What I have here is a question that seems reasonably straightforward to me, but one which I know has a strong potential for generating some discussion and debate. That’s the main reason I’ve put it here, although for my own purposes I’m interested in what the laws currently say, rather than how they should be changed.
One of the common objections to allowing the Bush era tax rates to lapse, for annual household incomes higher than $250K, is that this might adversely affect small business, causing them to reduce hiring/hours, or even to let workers go. But, how exactly is that supposed to happen? Isn’t the tax on business profit supposed to be separate from the income tax imposed on the salary you decide to pay yourself? By the same token, if the business owner takes all the net profit for himself/herself and family, then doesn’t that mean all the remaining revenue of the enterprise goes back into said business, in the form of wages, rent, equipment, and inventory?
A lot of small business owners or partners file as an S Corp on their taxes. This allows them to pay personal income tax rates instead of corporate tax rates. If they earn more than 250k, they do pay more.

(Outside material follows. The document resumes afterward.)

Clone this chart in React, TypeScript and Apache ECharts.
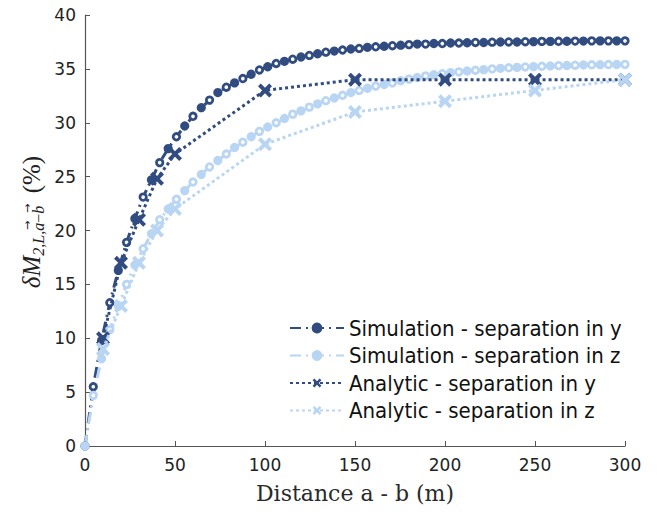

Of course, the S Corp exists so that small business owners can pay less in taxes than corporations. And the amount of people filing as S Corps above 250k is like 2%, and it’s usually investors who don’t have much to say in the way of hiring and firing. Plus, you’re talking about 4% more, so to have to fire an employee over it takes earning a lot more than 250k. And as you said, that’s 250k in profit, not revenue. If they want to hire or fire, they use pre-taxed money. So there’s further dilution. Overall, it will have no effect on national unemployment.
It’s just that even saying the phrase tax increase scares small businesses because they are usually already scraping by. Plus they pay the full amount of social security/medicaid instead of having half of it matched by an employer on the first 100k or so (though even there, anyone filing as an S Corp can divide their income into salary and bonus, with only the salary being subject to payroll taxes. For the rich investor-types, it’s all bonus income.)
My post was kind of bad there…the basic assumption is that an SBO earning 500k would now need to earn 515k to make the same take home. The assumption is that they would cut expenses to meet that threshold.
It wouldn’t affect unemployment any more than it did when Clinton raised taxes, which is to say not at all. There’s not enough people making 250k and filing as S Corps. This, like most tax issues, is about the top earners not losing their small tax breaks that offset their higher income brackets.